WORK REQUIRED: Please write out the lines of the data exactly, beginning with the first and ending with the line containing "import pandas as pd"; leave the pictures behind.

DATA SEGMENT:
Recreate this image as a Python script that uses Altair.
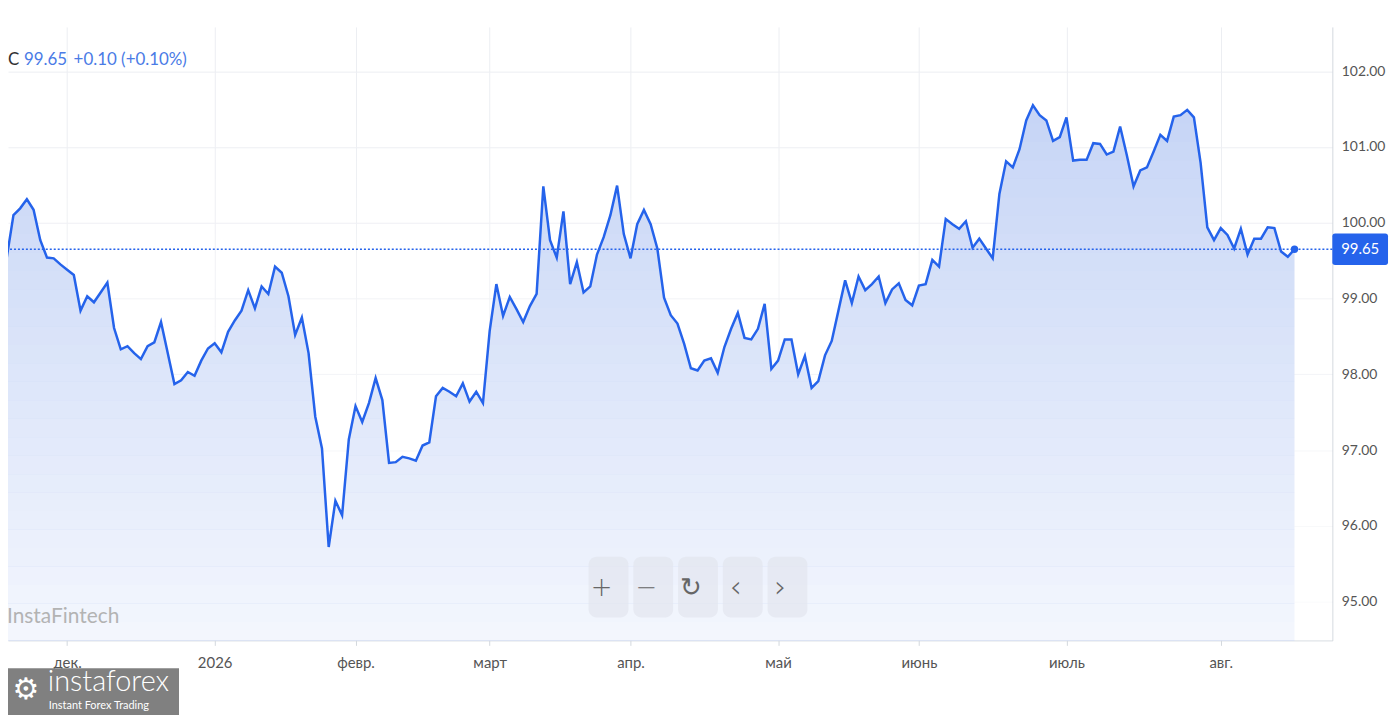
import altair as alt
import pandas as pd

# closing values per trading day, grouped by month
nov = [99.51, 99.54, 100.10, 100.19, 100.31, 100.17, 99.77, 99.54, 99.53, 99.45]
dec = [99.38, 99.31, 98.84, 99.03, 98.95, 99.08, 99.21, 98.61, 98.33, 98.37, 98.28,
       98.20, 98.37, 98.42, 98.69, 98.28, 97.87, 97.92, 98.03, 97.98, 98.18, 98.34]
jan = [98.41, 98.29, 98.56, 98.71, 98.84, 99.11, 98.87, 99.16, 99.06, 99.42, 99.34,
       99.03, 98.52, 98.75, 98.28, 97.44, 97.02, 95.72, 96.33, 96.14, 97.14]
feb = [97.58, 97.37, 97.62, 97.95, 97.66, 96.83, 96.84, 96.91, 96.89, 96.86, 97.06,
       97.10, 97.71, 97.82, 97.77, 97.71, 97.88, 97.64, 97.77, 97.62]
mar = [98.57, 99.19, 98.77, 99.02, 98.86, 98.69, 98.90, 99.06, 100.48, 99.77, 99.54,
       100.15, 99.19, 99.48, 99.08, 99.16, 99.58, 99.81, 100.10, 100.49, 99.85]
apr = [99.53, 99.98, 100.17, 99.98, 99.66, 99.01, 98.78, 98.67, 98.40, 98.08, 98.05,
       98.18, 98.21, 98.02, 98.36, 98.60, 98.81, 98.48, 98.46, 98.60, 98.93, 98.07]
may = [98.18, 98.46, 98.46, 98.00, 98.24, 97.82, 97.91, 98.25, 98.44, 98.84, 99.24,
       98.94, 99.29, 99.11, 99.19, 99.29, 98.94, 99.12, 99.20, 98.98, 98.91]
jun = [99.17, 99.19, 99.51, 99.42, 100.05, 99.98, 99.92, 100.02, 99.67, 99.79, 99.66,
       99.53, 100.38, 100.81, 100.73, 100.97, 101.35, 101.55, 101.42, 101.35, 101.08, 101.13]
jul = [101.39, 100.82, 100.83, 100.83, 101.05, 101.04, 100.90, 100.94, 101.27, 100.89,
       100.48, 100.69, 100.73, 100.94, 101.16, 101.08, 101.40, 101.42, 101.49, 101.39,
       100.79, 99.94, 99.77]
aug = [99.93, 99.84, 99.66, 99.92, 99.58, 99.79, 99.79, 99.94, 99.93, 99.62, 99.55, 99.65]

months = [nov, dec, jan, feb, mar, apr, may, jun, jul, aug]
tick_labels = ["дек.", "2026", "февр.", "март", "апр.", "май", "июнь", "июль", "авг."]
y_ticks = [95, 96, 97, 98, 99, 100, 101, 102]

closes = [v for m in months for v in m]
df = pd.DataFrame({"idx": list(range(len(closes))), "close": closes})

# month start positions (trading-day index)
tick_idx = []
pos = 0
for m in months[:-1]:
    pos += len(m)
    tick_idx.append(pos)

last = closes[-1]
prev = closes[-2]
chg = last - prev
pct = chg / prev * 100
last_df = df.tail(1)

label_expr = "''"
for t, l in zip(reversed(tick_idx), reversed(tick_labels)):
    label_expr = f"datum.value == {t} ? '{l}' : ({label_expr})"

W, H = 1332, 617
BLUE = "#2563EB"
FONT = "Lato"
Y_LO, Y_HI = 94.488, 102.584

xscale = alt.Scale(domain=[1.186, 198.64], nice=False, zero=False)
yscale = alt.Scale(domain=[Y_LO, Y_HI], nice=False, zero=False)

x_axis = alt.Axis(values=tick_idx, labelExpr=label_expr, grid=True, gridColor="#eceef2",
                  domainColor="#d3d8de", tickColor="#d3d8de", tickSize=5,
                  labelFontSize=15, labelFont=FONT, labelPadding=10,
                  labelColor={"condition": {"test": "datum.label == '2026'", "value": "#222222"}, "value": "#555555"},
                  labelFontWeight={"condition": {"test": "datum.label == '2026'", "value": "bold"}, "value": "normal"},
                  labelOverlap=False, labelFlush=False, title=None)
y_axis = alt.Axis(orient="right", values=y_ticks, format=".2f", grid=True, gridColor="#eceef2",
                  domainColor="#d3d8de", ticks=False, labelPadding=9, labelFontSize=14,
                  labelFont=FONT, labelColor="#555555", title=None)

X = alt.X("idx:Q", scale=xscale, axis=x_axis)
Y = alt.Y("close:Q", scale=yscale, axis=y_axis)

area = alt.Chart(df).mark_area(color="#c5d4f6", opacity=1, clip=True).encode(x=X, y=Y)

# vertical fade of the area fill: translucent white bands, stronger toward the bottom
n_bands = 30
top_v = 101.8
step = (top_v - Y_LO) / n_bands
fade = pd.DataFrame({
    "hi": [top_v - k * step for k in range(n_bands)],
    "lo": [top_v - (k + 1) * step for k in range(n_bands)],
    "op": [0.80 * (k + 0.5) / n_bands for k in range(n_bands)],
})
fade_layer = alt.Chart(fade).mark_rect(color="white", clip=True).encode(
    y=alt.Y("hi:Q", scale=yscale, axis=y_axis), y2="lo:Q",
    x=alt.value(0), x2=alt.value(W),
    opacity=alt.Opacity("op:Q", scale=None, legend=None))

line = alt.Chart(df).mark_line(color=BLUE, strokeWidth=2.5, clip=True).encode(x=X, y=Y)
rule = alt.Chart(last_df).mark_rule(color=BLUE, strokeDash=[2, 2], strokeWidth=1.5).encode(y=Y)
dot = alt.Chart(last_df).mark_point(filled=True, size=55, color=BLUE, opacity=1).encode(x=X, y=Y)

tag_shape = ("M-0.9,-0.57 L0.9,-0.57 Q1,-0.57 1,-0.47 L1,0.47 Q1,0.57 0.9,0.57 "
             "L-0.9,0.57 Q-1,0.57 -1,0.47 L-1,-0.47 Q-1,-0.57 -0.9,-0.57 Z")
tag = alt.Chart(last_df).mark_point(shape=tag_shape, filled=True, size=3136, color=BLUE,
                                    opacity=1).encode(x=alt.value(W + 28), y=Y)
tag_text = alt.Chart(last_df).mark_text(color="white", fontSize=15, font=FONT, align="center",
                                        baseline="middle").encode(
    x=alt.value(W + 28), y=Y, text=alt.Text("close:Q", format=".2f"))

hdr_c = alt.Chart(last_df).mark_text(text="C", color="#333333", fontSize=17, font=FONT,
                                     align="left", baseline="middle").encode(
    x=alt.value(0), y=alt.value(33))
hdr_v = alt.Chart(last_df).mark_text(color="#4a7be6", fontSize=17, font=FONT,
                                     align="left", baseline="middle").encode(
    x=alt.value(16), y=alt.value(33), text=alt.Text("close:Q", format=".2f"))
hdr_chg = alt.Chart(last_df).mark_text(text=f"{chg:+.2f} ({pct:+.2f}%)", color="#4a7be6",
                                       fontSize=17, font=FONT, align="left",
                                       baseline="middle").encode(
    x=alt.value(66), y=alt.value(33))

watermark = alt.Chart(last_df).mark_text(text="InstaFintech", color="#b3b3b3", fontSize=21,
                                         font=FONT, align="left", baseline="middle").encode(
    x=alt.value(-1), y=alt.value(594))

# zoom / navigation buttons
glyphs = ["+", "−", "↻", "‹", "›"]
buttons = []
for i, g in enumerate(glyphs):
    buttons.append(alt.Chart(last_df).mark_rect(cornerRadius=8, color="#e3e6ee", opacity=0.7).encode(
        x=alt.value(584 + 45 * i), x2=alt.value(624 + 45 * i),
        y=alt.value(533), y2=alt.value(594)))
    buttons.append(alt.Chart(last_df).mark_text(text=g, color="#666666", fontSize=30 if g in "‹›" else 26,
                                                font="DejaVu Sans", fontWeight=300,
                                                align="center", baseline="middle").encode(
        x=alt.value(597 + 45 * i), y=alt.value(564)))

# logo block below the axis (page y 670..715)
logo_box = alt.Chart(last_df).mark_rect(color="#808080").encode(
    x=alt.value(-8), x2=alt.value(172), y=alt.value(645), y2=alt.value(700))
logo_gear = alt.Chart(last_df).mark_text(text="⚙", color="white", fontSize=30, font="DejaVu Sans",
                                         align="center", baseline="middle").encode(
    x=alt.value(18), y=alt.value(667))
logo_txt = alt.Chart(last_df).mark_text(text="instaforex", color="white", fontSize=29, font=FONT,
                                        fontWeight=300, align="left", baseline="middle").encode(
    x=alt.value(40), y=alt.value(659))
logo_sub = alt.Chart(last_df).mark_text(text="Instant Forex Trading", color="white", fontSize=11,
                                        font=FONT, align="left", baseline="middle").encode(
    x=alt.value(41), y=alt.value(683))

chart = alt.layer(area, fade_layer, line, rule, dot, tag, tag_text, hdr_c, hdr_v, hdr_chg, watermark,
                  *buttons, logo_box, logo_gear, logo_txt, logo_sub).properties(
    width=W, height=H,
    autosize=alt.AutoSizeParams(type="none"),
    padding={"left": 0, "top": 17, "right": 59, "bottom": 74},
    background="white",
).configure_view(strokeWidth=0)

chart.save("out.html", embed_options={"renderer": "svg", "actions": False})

IN RESPONSE:
Recreate this image as a Python script that uses Altair.
import altair as alt
import pandas as pd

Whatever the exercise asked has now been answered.